Spirit Street

Inside a broken clock
Splashing the wine
With all the rain dogs.

Monday, December 03, 2007

Probably all lies

One day I inhaled so hard I become two dimensional. Ever since I'd slid through the cracks in the world, unnoticed. This probably isn't true.
The real truth is the real me left long ago. I was originally his shadow but we did a deal to change places. It was difficult learning to walk, learning to give the impression of depth, of an extra dimension. But I managed enough to fool most, but for some reason it's easy for me to slip by unnoticed, to become a shadow again if I need to. The real me ran away with a shadow girl and left me alone. It's another story of how I found a shadow of my own, or maybe this is all a lie.
No, I'm really a powerful sorcerer, presently in this form to avoid my enemies.

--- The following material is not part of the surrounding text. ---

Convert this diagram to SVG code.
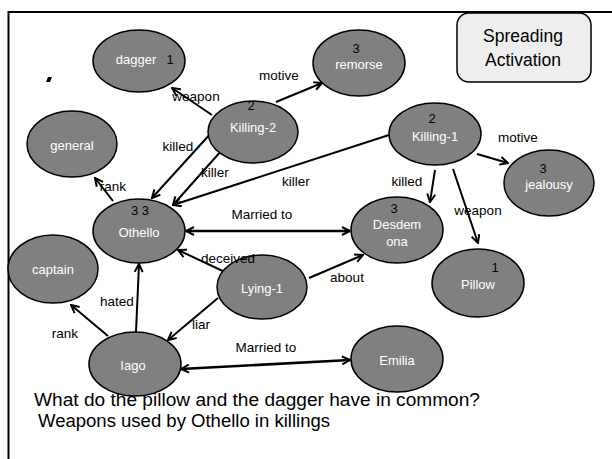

While not as strong as me individually they are numerous thanks to numerous indiscreet acts and a lifetime as doing as I fucking well wont. I avoid using magic unless I really must, maintaining one protection of arcane anonymity. As vampires supposedly do not show up in mirrors, which would be a damned nice trick if true, I'm statistically invisible. I don't show up on file. I am not a demographic. I figure after one or two generations, nothing to one possessing my abilities, I'll be able to regain my former place in the world. So long as I remember who I am. Unless I'm lying.
Which I am. The true truth is I'm no one in particular, and lazy. No really cares whether or not I'm on record for this or that and I'm not one to press the issue if it means I have to do less. I dislike filling out forms not because I don't want to reveal things about myself, but it's time that could be better spent contemplating my belly-button lint. Which is all true. Unless it's not.